To check I have understood, in the example the number of matches between TF and Gold is 4 because “Automatic control”, “System theory”, “Vibration” and “Control theory” appear in both the TF and Gold columns?
Thanks for the clarification
In this case, to (for example) to find the number of matches between the TF and GOLD columns you can make a custom text facet the GREL: filter(cells["TF"].value.split("; "),v,cells["Gold"].value.split("; ").inArray(v)).length()
And of course substitute relevant column names to do other comparisons
This is splitting the cells in the first column mentioned into an array, and then for each value in that array checking whether it appears in the array created by splitting the cell in the second column mentioned.

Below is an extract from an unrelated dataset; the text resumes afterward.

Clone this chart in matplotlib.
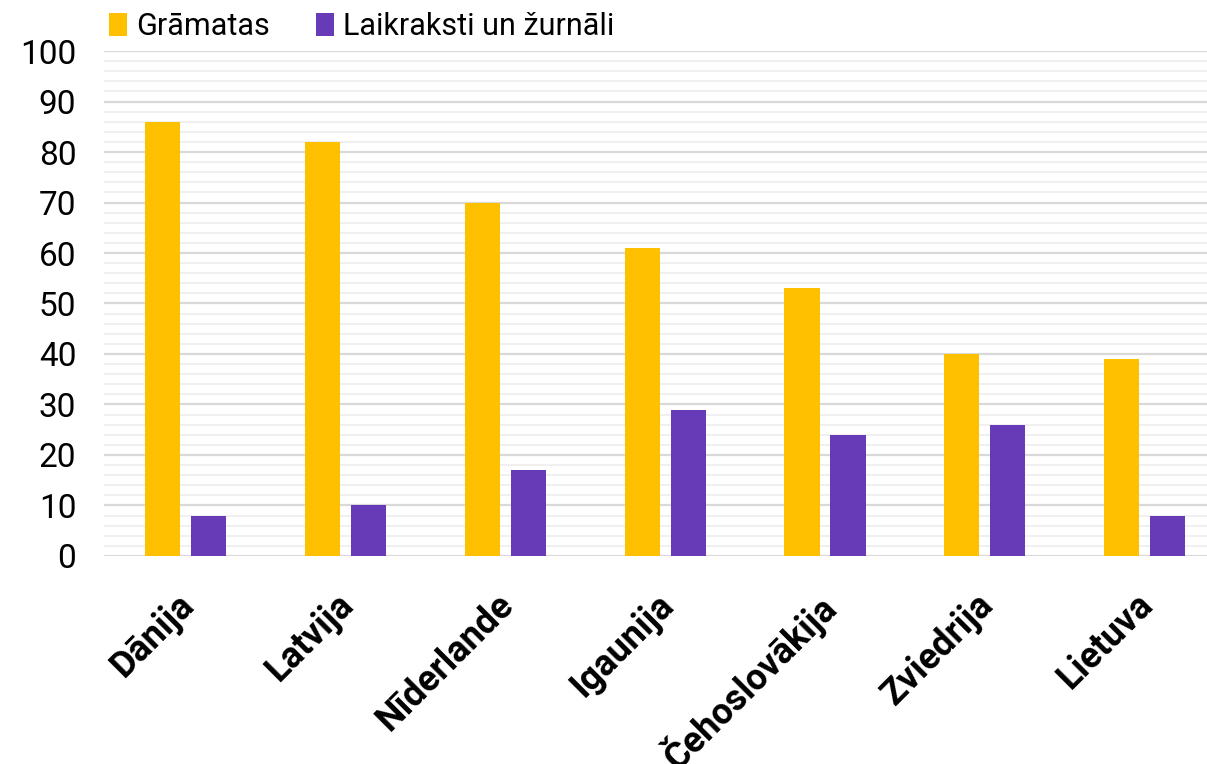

There are other approaches, but this was the first one that occurred to me based on the data you shared
It’s working as per our expectations. The inArray function is a new entity for us. Thanks for the nice explanation, as usual.
However, in some rows for the Gold column, one value is repeated more than once (as it is handcrafted, a few errors are present), and thereby it is producing the wrong number of matchings as it is finding more than one match but the same match (not unique). I’m sorry that I hadn’t noticed this weakness of the dataset during my earlier reporting. The table below is an example.
Is it possible to filter for unique values in the Gold column first, then match?
Yes that’s no problem. You can use .uniques() to remove any duplicates from the array. You could either do this on each column before you do the comparison: value.split("; ").uniques(),join(“; “)